For crash recovery, disk is still used. Restarting using shared memory has two steps:

  1. On shutdown, all of the data is copied from heap memory to shared memory and a valid bit is set.

Even though one leaf server only contains 10-15 GB of data, there is still not enough physical memory free to allocate enough space for it in shared memory, copy it all, and then free it from the heap. Instead, we copy data gradually, allocating enough space for one row block column at a time in shared memory, copying it, and then freeing it from the heap. There are hundreds of tables (and thousands of row block columns, with a maximum size of 2 GB) per leaf servers, so this method keeps the total memory footprint of the leaf nearly unchanged during both shutdown and restart… since all pointers in a row block column are offsets from the start of the row block column, copying a row block column can be done in one call to memcpy. Therefore, copying a table only requires one call per row block column.

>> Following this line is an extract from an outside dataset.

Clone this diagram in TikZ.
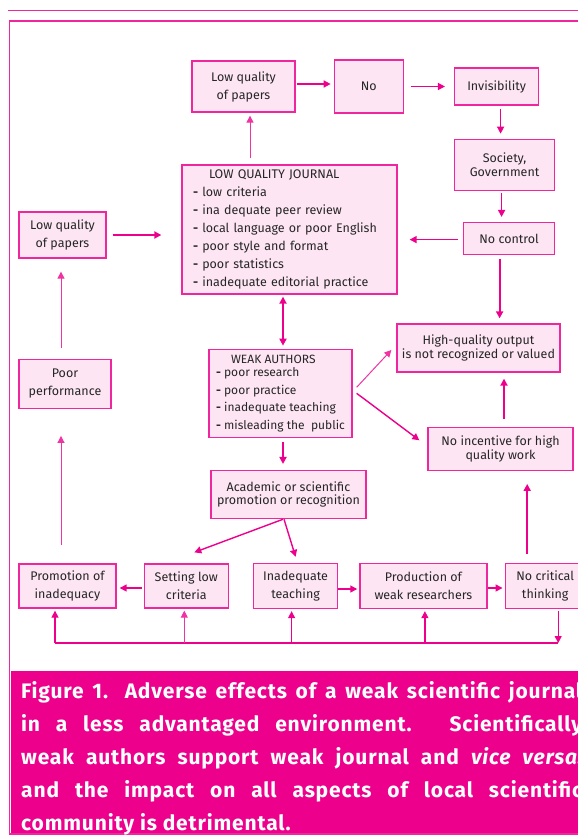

  1. On startup a new server checks the valid bit in shared memory. If it is set, it copies the data from shared memory back to the heap. If it is not set, it reverts to recovering from disk.

The whole process takes 2-3 minutes per server (vs 2-3 hours previously).

Copying data between heap and shared memory has several advantages. Allocating and freeing heap memory during normal operation remains simple and uses well-tested code paths. The copying code is simple and, even though it is used infrequently, less likely to have bugs. Finally, separating the heap data structures from the shared memory data structures means that we can modify the heap data format and restart using shared memory. Furthermore, this fast rollover path allows us to deploy experimental software builds on a handful of machines, which we could not do if took longer. We can add more logging, test bug fixes, and try new software designs — and then revert the changes if we wish. This use of shared memory rollovers as a software development tool is common in the Memcache and TAO teams at Facebook.

Supporting fast restarts is also an interesting use case for NVMM.